The base case likely falls somewhere between—growth around 3.5-4.0%, muddling through with incremental improvements but lacking the breakout transformation Pakistan’s young, growing population needs. The difference between these scenarios often comes down to execution on structural reforms: tax administration, energy sector efficiency, privatization of loss-making state enterprises, and trade facilitation.

The Bottom Line

Is SBP Governor Jameel Ahmad right to be more optimistic than the IMF? The honest answer is that we’re watching competing narratives play out in real time, each supported by different data points and analytical frameworks.

Ahmad has high-frequency indicators, manufacturing rebounds, and remittance strength on his side. He sees financial conditions improving, agriculture resilient, and broad-based recovery taking hold.
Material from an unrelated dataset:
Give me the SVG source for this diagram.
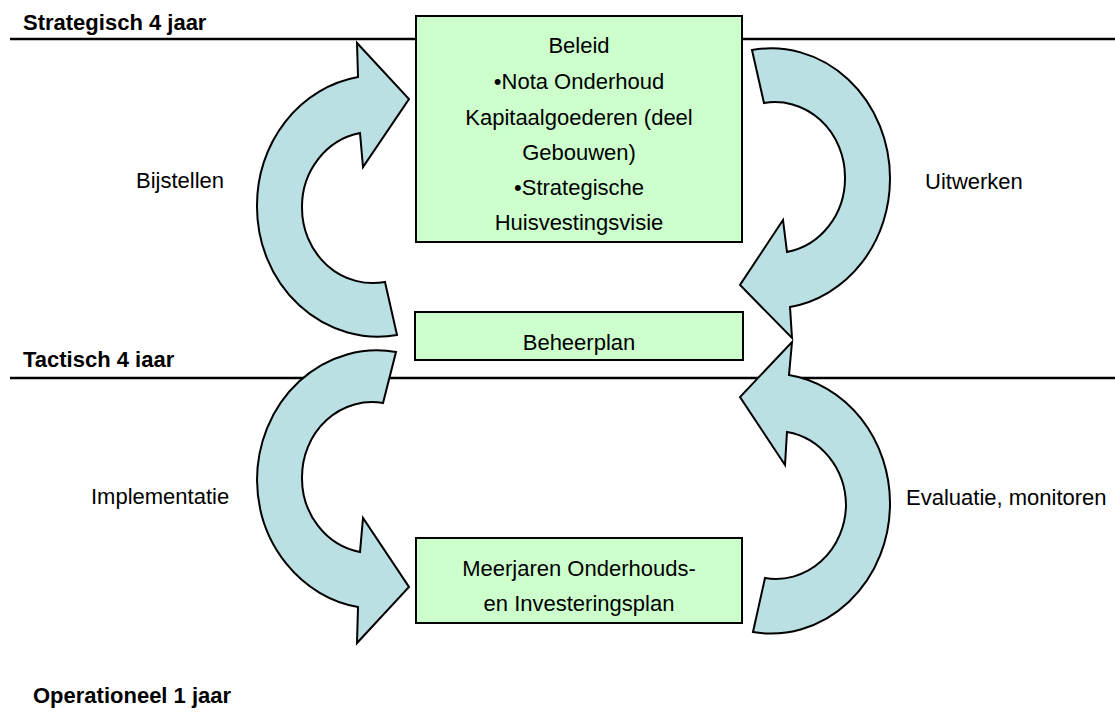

The IMF sees structural weaknesses, export fragility, climate vulnerability, and a track record of false starts. Both can be simultaneously correct depending on which risks materialize and which policy bets pay off.

What’s undeniable is that Pakistan’s economy in early 2026 looks meaningfully better than it did 12 or 24 months ago. Inflation has cooled, reserves have rebuilt, growth has resumed, and the immediate crisis has passed. Whether this evolves into sustainable, inclusive development or proves another temporary respite in a longer cycle of instability remains Pakistan’s defining economic question.

For now, Governor Ahmad is making his case with conviction backed by emerging data. The next two quarters will reveal whether his optimism was prescient—or premature.


Analysis based on State Bank of Pakistan Monetary Policy Report (February 2026), IMF World Economic Outlook Update (January 2026), and reports from Reuters, Bloomberg, Financial Times, World Bank, and Asian Development Bank.